Highlights & Insights¶

Breakthrough in dataset scale and quality: 65M images and 200M QA pairs, which is 130 times larger than the previous largest cultural heritage multimodal dataset (VISCOUNTH).
Realistic experimental design: The 5 tasks fully cover the real-world demands of a museum AI assistant—multi-angle identification, cross-lingual services, and in-depth knowledge-based QA.
Demonstration of "Domain Data > Model Size": The 7B fine-tuned model outperforms zero-shot GPT-4o, strongly validating the value of domain-specific fine-tuning in specialized scenarios.
Fine-tuned models outperform human experts: This is an important milestone, showing that AI can surpass domain experts in structured-knowledge-intensive tasks.
Systematic analysis of data bias: Comprehensive analysis and mitigation measures for geographic bias, language bias, and photographic-perspective bias.

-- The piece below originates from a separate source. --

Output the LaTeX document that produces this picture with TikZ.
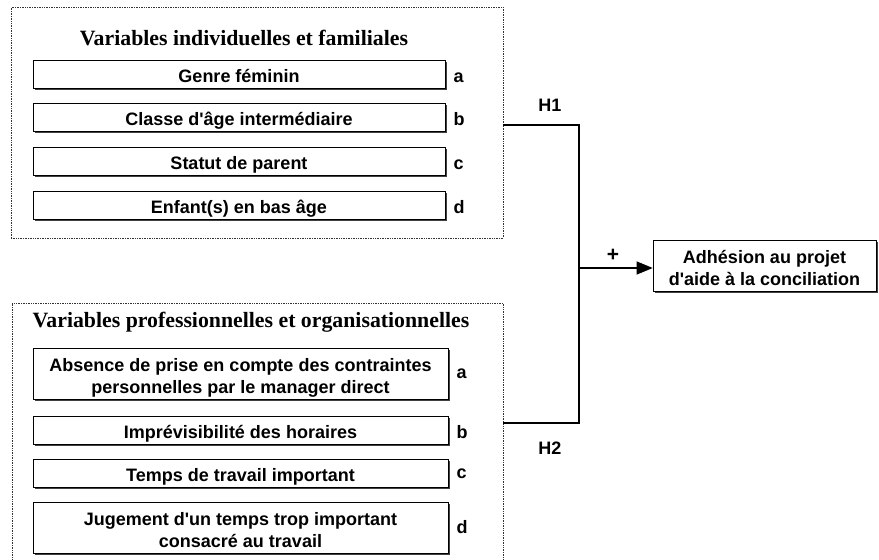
\documentclass[tikz,border=0pt]{standalone}
\usepackage{fontspec}
\usepackage{tikz}
\usetikzlibrary{positioning, shadows, arrows.meta}

\newfontfamily\sansb{Liberation Sans}
\newfontfamily\serifb{Liberation Serif}

\tikzset{
  frame/.style={draw=black!80, densely dotted, line width=0.7pt},
  varbox/.style={draw, line width=0.6pt, fill=white, align=center, inner sep=0pt,
    drop shadow={shadow xshift=1.6pt, shadow yshift=-1.6pt, fill=black!75, opacity=1},
    font=\sansb\bfseries\fontsize{18}{22}\selectfont},
  oneline/.style={minimum height=28pt, text height=17pt, text depth=0pt},
  twoline/.style={minimum height=51pt, text height=39pt, text depth=0pt},
  lbl/.style={inner sep=2pt, font=\sansb\bfseries\fontsize{18}{22}\selectfont},
  grouptitle/.style={font=\serifb\bfseries\fontsize{21.8}{26}\selectfont},
  link/.style={line width=1.2pt}
}

\begin{document}
\begin{tikzpicture}[x=1pt, y=-1pt]
            \useasboundingbox (0,0) rectangle (879,560);

            % first group
            \node[frame, minimum width=492pt, minimum height=231pt] (indiv) at (257,122.5) {};
            \node[grouptitle] (tindiv) at (244,38) {Variables individuelles et familiales};

            \node[varbox, oneline, minimum width=412pt] (ga) at (239,74) {Genre féminin};
            \node[varbox, oneline, minimum width=412pt] (gb) at (239,117) {Classe d'âge intermédiaire};
            \node[varbox, oneline, minimum width=412pt] (gc) at (239,161) {Statut de parent};
            \node[varbox, oneline, minimum width=412pt] (gd) at (239,205) {Enfant(s) en bas âge};
            \node[lbl, anchor=base west] (la) at ([xshift=6pt]ga.base east) {a};
            \node[lbl, anchor=base west] (lb) at ([xshift=6pt]gb.base east) {b};
            \node[lbl, anchor=base west] (lc) at ([xshift=6pt]gc.base east) {c};
            \node[lbl, anchor=base west] (ld) at ([xshift=6pt]gd.base east) {d};

            % second group
            \node[frame, minimum width=491pt, minimum height=272pt] (pro) at (257.5,439) {};
            \node[grouptitle] (tpro) at (251,322) {Variables professionnelles et organisationnelles};

            \node[varbox, twoline, minimum width=415pt] (pa) at (240.5,373.5) {Absence de prise en compte des contraintes\\personnelles par le manager direct};
            \node[varbox, oneline, minimum width=415pt] (pb) at (240.5,430) {Imprévisibilité des horaires};
            \node[varbox, oneline, minimum width=415pt] (pc) at (240.5,473) {Temps de travail important};
            \node[varbox, twoline, minimum width=415pt] (pd) at (240.5,527.5) {Jugement d'un temps trop important\\consacré au travail};
            \node[lbl, right=6pt of pa] (ma) {a};
            \node[lbl, anchor=base west] (mb) at ([xshift=6pt]pb.base east) {b};
            \node[lbl, anchor=base west] (mc) at ([xshift=6pt, yshift=3pt]pc.base east) {c};
            \node[lbl, right=6pt of pd] (md) {d};

            % outcome
            \node[varbox, twoline, minimum width=223pt] (adh) at (764.5,265.5) {Adhésion au projet\\d'aide à la conciliation};

            \coordinate (j1) at (579,125);
            \coordinate (j2) at (579,423);
            \coordinate (jm) at (579,268);
            \draw[link] (indiv.east |- j1) -- (j1) -- (j2) -- (pro.east |- j2);
            \draw[link, -{Triangle[length=16pt, width=13pt]}] (jm) -- (jm -| adh.west);

            \node[lbl] (h1) at (550,105) {H1};
            \node[lbl] (h2) at (550,448) {H2};
            \node[lbl, font=\sansb\bfseries\fontsize{21}{22}\selectfont] (plus) at (613,255) {+};
        \end{tikzpicture}
\end{document}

Limitations & Future Work¶

Lack of multilingual fine-tuning: Currently, fine-tuning exclusively in English leads to a drop in multilingual capabilities; future work should incorporate the 15 million multilingual samples.
BLIP capacity limitation: BLIP's 512-token limit and smaller model capacity result in sub-optimal performance in complex reasoning tasks, and it even loses prior knowledge in some tasks after fine-tuning.
Small evaluation scale for Tasks 4 and 5: Visually unanswerable questions (~500 pairs) and multilingual evaluations (~500 images) are small due to human annotation cost constraints.
Unexplored newer model architectures: Only BLIP and LLaVA-7B were fine-tuned; larger or newer models (e.g., Gemini, Qwen2-VL) were not tested.
Limited to Q&A tasks: Richer application scenarios such as image captioning, retrieval, or interactive dialogue have not been explored.

Difference from MUZE: MUZE uses CLIP's multimodal representations and independent attention heads to handle each attribute, which is computationally expensive and unsuitable for direct QA; Museum-65 directly fine-tunes end-to-end VLMs.
Difference from VISCOUNTH: VISCOUNTH only covers painting and sculpture (500K images), whereas Museum-65 encompasses art, history, and natural sciences.
Insights: This work validates an important paradigm—in specialized domains, constructing large-scale high-quality datasets and fine-tuning general VLMs is currently the most effective approach.

Rating¶

Novelty: ⭐⭐⭐ — The methodology is relatively straightforward (standard fine-tuning); the core contributions lie in the dataset and the evaluation framework.
Experimental Thoroughness: ⭐⭐⭐⭐ — The 5 tasks comprehensively cover real scenarios and include comparisons with human experts, though the evaluation scale of certain tasks is quite small.
Writing Quality: ⭐⭐⭐⭐ — Clear structure with detailed explanations of the dataset construction process.
Value: ⭐⭐⭐⭐ — Museum-65 holds long-term value as a domain-specific dataset, serving as crucial infrastructure for AI research in cultural heritage.